A giant red bear, a bamboo jungle gym and three other cool art installations that just popped up along the waterfront
IceBreakers, the Waterfront BIA’s now-annual exhibition of amazing lakeside art, is back on Queens Quay West to help the city awaken from hibernation, get some Vitamin D and beat its post-holiday blues. This year’s five large-scale installations—on display between York and Spadina until February 25—were inspired by the common theme of “constellation.” Here, a closer look at the creations that visitors can climb, look through and use to make music.
Through the Eyes of the Bear
By Tanya Goertzen of People Places (Calgary, Canada)
This installation in HTO Park West was inspired by the Great Bear constellation. “Bears have often fascinated humans,” says Goertzen. “Now, their survival depends on the choices we and future generations make.” She wants viewers to imagine what it’s like to be a bear. “For us to do something, we need to have empathy.” At the same time, she wanted to create something inviting and playful—something adults and children would want to get close to. It’s made from molded fibreglass, covered in a soft, fleecy material.
By João Araújo Sousa and Joana Correia Silva of JJs Arquitectura (Porto, Portugal)
Sousa and Silva were influenced by the constellation Lyra, said to depict a bird carrying a lyre, for their installation in the Toronto Music Garden, a labyrinth of 350 pipes that chime in the wind and when plucked by spectators. “Music is a great way to make people come together and explore their creativity,” says Correia Silva. “We’re hoping to bring more life to the Music Garden and show that, even in the winter, public art can be fun and engaging.”
By Bennet Marburger and Ji Zhang of 2408 Studio (Hangzhou Shi, China)
This piece, near the Harbourfront Centre, is made from bamboo that’s been painted black. The artists want viewers to use and interpret it as they please: observe from a distance, walk inside and feel the space, climb on top of it. “People can look at Black Bamboo as a sculpture about constellations,” says Marburger. “Others might see it as a jungle gym or a look out-tower. Everybody can make up their own mind.”

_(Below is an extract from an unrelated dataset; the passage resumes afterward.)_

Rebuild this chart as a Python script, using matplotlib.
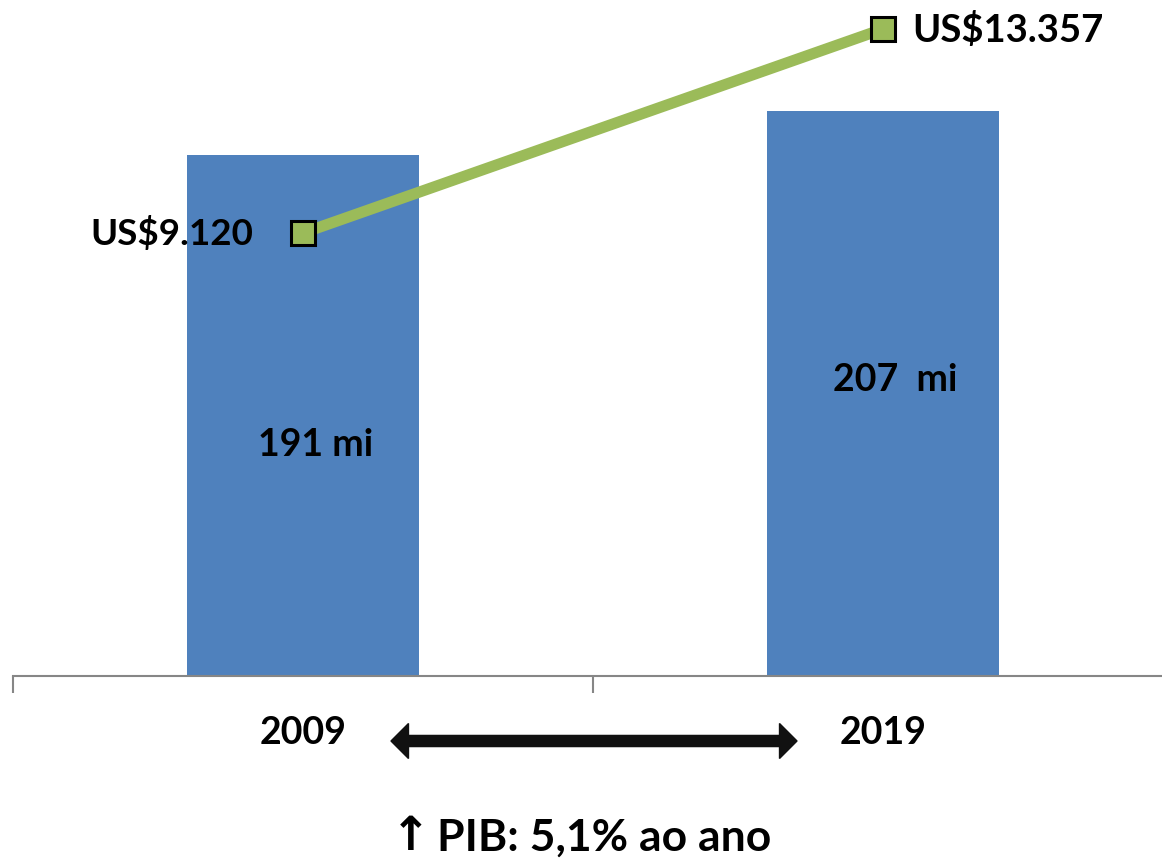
import matplotlib
matplotlib.use("Agg")
import matplotlib.pyplot as plt
from matplotlib.patches import FancyArrowPatch

years = ["2009", "2019"]
population = [191, 207]
pop_labels = ["191 mi", "207  mi"]
pop_label_y = [85, 109]
gdp_pc = [9120, 13357]
gdp_labels = ["US$9.120", "US$13.357"]
footer = "PIB: 5,1% ao ano"

plt.rcParams['font.family'] = ['Lato', 'DejaVu Sans']

fig = plt.figure(figsize=(11.62, 8.62), dpi=100)
W, H = 1162, 862
ax = fig.add_axes([13 / W, 1 - 677 / H, 1160 / W, 677 / H])
x = [0, 1]
ax.bar(x, population, width=0.4, color="#4f81bd", zorder=2)
ax.set_xlim(-0.5, 1.5)
ax.set_ylim(0, 677 / 2.728)
for s in ["top", "right", "left"]:
    ax.spines[s].set_visible(False)
ax.spines["bottom"].set_color("#868686")
ax.spines["bottom"].set_linewidth(1.5)
ax.set_yticks([])
ax.set_xticks([-0.5, 0.5, 1.5])
ax.set_xticklabels([])
ax.tick_params(axis="x", length=12, width=1.5, color="#868686")

for xi, lab, ly in zip(x, pop_labels, pop_label_y):
    ax.text(xi + 0.021, ly, lab, ha="center", va="center", fontsize=27,
            fontweight="bold", color="black", zorder=4)

ax2 = ax.twinx()
ppu = (234 - 30) / (gdp_pc[1] - gdp_pc[0])
lo = gdp_pc[0] - (677 - 234) / ppu
hi = gdp_pc[1] + 30 / ppu
ax2.set_ylim(lo, hi)
ax2.plot(x, gdp_pc, color="#9bbb59", linewidth=8, zorder=3,
         marker="s", markersize=17, markerfacecolor="#9bbb59",
         markeredgecolor="black", markeredgewidth=2.2)
ax2.axis("off")
ax2.text(-0.085, gdp_pc[0], gdp_labels[0], ha="right", va="center", fontsize=26.5, fontweight="bold")
ax2.text(1.05, gdp_pc[1], gdp_labels[1], ha="left", va="center", fontsize=27.5, fontweight="bold")

# category labels
fig.text(303 / W, 1 - 733 / H, years[0], ha="center", va="center", fontsize=27, fontweight="bold")
fig.text(883 / W, 1 - 733 / H, years[1], ha="center", va="center", fontsize=27, fontweight="bold")

# double-headed arrow
fig.patches.append(FancyArrowPatch(
    (390 / W, 1 - 742 / H), (798 / W, 1 - 742 / H), transform=fig.transFigure,
    arrowstyle="<|-|>,head_length=0.45,head_width=0.45", mutation_scale=28,
    color="#111111", linewidth=1, capstyle="butt", joinstyle="miter", shrinkA=0, shrinkB=0))
fig.patches.append(FancyArrowPatch(
    (400 / W, 1 - 742 / H), (788 / W, 1 - 742 / H), transform=fig.transFigure,
    arrowstyle="-", color="#111111", linewidth=9, capstyle="butt", shrinkA=0, shrinkB=0))

# footer
fig.text(411 / W, 1 - 838 / H, "↑", ha="center", va="center", fontsize=34, fontweight="bold",
         family=['DejaVu Sans'])
fig.text(437 / W, 1 - 838 / H, footer, ha="left", va="center", fontsize=32, fontweight="bold")

fig.savefig("out.png", dpi=100)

By Thena Tak (Vancouver, Canada)
HTO Park’s bright, bold installation is meant to emphasize the importance of every star in a constellation, whether it’s in the centre or at the edge. Tak created it by arranging two-by-fours into pinwheels. “I wanted people to be able to move through the installation and sit down on it,” she says. “There is no prescribed way to interact with the piece. The intent was to welcome people to create their own experience.”

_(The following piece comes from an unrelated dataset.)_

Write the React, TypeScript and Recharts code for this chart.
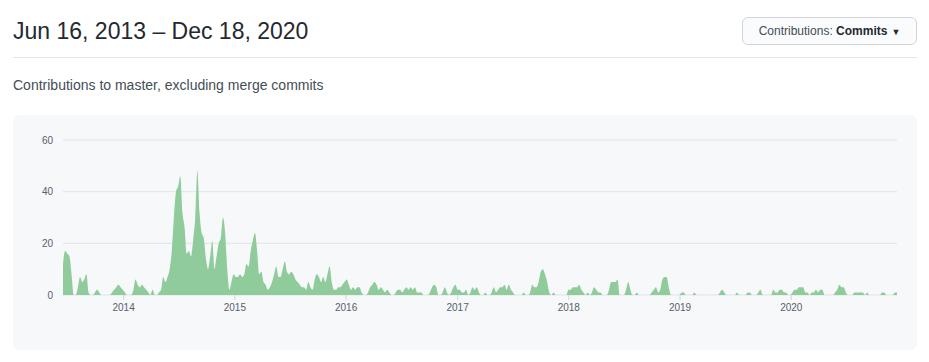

By Liz Wreford and Peter Sampson of Public City Architecture (Winnipeg, Canada)
Wreford and Sampson sourced 36 cedar roots from a plot of land near Georgian Bay that was being cleared to create Root Cabin. The installation is a hybrid of two iconic forms found around Ontario: the log cabin and the root fence, borders made from tree roots. “We love traditional dwellings and are amazed with the things people can make from the land,” says Sampson.